--- Data shown ---
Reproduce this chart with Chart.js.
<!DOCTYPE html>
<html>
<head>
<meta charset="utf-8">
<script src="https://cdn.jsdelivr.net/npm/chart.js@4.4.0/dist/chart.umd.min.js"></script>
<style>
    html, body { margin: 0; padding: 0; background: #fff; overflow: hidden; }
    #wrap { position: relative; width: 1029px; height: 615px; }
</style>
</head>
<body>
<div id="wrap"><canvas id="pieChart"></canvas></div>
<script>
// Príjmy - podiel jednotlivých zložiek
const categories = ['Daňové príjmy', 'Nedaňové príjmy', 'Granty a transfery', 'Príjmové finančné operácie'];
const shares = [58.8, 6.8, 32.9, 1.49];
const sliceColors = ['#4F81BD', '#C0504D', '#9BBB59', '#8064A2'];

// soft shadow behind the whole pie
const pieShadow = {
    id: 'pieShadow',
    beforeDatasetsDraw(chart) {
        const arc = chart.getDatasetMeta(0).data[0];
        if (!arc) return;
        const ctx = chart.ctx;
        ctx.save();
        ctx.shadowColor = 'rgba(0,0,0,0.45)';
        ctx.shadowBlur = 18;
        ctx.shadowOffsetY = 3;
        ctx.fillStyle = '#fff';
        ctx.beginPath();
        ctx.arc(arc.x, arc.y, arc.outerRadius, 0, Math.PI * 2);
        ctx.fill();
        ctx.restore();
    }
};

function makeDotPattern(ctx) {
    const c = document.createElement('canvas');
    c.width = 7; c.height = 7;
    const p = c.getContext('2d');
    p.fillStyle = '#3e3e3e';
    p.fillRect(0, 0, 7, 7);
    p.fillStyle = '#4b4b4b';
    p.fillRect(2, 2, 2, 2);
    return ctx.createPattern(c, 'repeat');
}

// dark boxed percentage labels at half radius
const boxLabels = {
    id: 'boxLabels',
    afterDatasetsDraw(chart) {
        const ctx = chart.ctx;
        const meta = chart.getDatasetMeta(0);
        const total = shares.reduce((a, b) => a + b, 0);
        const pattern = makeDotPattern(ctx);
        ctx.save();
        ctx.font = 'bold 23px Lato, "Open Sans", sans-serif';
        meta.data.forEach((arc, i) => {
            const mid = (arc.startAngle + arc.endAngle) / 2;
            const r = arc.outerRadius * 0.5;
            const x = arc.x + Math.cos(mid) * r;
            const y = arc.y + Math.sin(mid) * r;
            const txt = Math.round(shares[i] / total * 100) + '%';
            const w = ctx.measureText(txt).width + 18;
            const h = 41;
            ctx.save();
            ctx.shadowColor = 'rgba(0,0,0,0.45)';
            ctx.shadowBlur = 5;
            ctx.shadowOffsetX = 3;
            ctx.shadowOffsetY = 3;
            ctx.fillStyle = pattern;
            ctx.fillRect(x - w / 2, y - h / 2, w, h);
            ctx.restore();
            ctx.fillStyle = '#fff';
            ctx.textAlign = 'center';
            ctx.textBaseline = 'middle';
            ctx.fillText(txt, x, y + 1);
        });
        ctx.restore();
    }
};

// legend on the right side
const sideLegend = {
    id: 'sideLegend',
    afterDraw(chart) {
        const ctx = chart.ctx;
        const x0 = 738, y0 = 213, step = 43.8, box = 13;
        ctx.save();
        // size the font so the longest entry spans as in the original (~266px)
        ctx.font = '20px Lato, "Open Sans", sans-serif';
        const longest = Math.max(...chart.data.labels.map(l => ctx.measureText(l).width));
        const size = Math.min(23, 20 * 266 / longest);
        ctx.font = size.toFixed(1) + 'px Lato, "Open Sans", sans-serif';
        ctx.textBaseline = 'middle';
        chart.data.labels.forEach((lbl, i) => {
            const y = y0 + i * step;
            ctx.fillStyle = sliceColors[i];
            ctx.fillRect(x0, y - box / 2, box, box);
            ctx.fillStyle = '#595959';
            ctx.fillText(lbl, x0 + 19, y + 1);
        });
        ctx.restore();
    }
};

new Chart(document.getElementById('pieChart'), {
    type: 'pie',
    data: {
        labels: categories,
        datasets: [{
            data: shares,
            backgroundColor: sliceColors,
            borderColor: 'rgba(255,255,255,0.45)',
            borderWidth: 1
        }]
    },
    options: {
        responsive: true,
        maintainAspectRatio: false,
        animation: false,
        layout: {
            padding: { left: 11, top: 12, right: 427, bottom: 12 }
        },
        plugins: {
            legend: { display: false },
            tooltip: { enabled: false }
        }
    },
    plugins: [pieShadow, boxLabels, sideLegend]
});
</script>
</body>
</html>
---
→ **Do this**: Output the full listing exactly as it stands.

→ **Response to this exercise**:
Reproduce this chart with Chart.js.
<!DOCTYPE html>
<html>
<head>
<meta charset="utf-8">
<script src="https://cdn.jsdelivr.net/npm/chart.js@4.4.0/dist/chart.umd.min.js"></script>
<style>
    html, body { margin: 0; padding: 0; background: #fff; overflow: hidden; }
    #wrap { position: relative; width: 1029px; height: 615px; }
</style>
</head>
<body>
<div id="wrap"><canvas id="pieChart"></canvas></div>
<script>
// Príjmy - podiel jednotlivých zložiek
const categories = ['Daňové príjmy', 'Nedaňové príjmy', 'Granty a transfery', 'Príjmové finančné operácie'];
const shares = [58.8, 6.8, 32.9, 1.49];
const sliceColors = ['#4F81BD', '#C0504D', '#9BBB59', '#8064A2'];

// soft shadow behind the whole pie
const pieShadow = {
    id: 'pieShadow',
    beforeDatasetsDraw(chart) {
        const arc = chart.getDatasetMeta(0).data[0];
        if (!arc) return;
        const ctx = chart.ctx;
        ctx.save();
        ctx.shadowColor = 'rgba(0,0,0,0.45)';
        ctx.shadowBlur = 18;
        ctx.shadowOffsetY = 3;
        ctx.fillStyle = '#fff';
        ctx.beginPath();
        ctx.arc(arc.x, arc.y, arc.outerRadius, 0, Math.PI * 2);
        ctx.fill();
        ctx.restore();
    }
};

function makeDotPattern(ctx) {
    const c = document.createElement('canvas');
    c.width = 7; c.height = 7;
    const p = c.getContext('2d');
    p.fillStyle = '#3e3e3e';
    p.fillRect(0, 0, 7, 7);
    p.fillStyle = '#4b4b4b';
    p.fillRect(2, 2, 2, 2);
    return ctx.createPattern(c, 'repeat');
}

// dark boxed percentage labels at half radius
const boxLabels = {
    id: 'boxLabels',
    afterDatasetsDraw(chart) {
        const ctx = chart.ctx;
        const meta = chart.getDatasetMeta(0);
        const total = shares.reduce((a, b) => a + b, 0);
        const pattern = makeDotPattern(ctx);
        ctx.save();
        ctx.font = 'bold 23px Lato, "Open Sans", sans-serif';
        meta.data.forEach((arc, i) => {
            const mid = (arc.startAngle + arc.endAngle) / 2;
            const r = arc.outerRadius * 0.5;
            const x = arc.x + Math.cos(mid) * r;
            const y = arc.y + Math.sin(mid) * r;
            const txt = Math.round(shares[i] / total * 100) + '%';
            const w = ctx.measureText(txt).width + 18;
            const h = 41;
            ctx.save();
            ctx.shadowColor = 'rgba(0,0,0,0.45)';
            ctx.shadowBlur = 5;
            ctx.shadowOffsetX = 3;
            ctx.shadowOffsetY = 3;
            ctx.fillStyle = pattern;
            ctx.fillRect(x - w / 2, y - h / 2, w, h);
            ctx.restore();
            ctx.fillStyle = '#fff';
            ctx.textAlign = 'center';
            ctx.textBaseline = 'middle';
            ctx.fillText(txt, x, y + 1);
        });
        ctx.restore();
    }
};

// legend on the right side
const sideLegend = {
    id: 'sideLegend',
    afterDraw(chart) {
        const ctx = chart.ctx;
        const x0 = 738, y0 = 213, step = 43.8, box = 13;
        ctx.save();
        // size the font so the longest entry spans as in the original (~266px)
        ctx.font = '20px Lato, "Open Sans", sans-serif';
        const longest = Math.max(...chart.data.labels.map(l => ctx.measureText(l).width));
        const size = Math.min(23, 20 * 266 / longest);
        ctx.font = size.toFixed(1) + 'px Lato, "Open Sans", sans-serif';
        ctx.textBaseline = 'middle';
        chart.data.labels.forEach((lbl, i) => {
            const y = y0 + i * step;
            ctx.fillStyle = sliceColors[i];
            ctx.fillRect(x0, y - box / 2, box, box);
            ctx.fillStyle = '#595959';
            ctx.fillText(lbl, x0 + 19, y + 1);
        });
        ctx.restore();
    }
};

new Chart(document.getElementById('pieChart'), {
    type: 'pie',
    data: {
        labels: categories,
        datasets: [{
            data: shares,
            backgroundColor: sliceColors,
            borderColor: 'rgba(255,255,255,0.45)',
            borderWidth: 1
        }]
    },
    options: {
        responsive: true,
        maintainAspectRatio: false,
        animation: false,
        layout: {
            padding: { left: 11, top: 12, right: 427, bottom: 12 }
        },
        plugins: {
            legend: { display: false },
            tooltip: { enabled: false }
        }
    },
    plugins: [pieShadow, boxLabels, sideLegend]
});
</script>
</body>
</html>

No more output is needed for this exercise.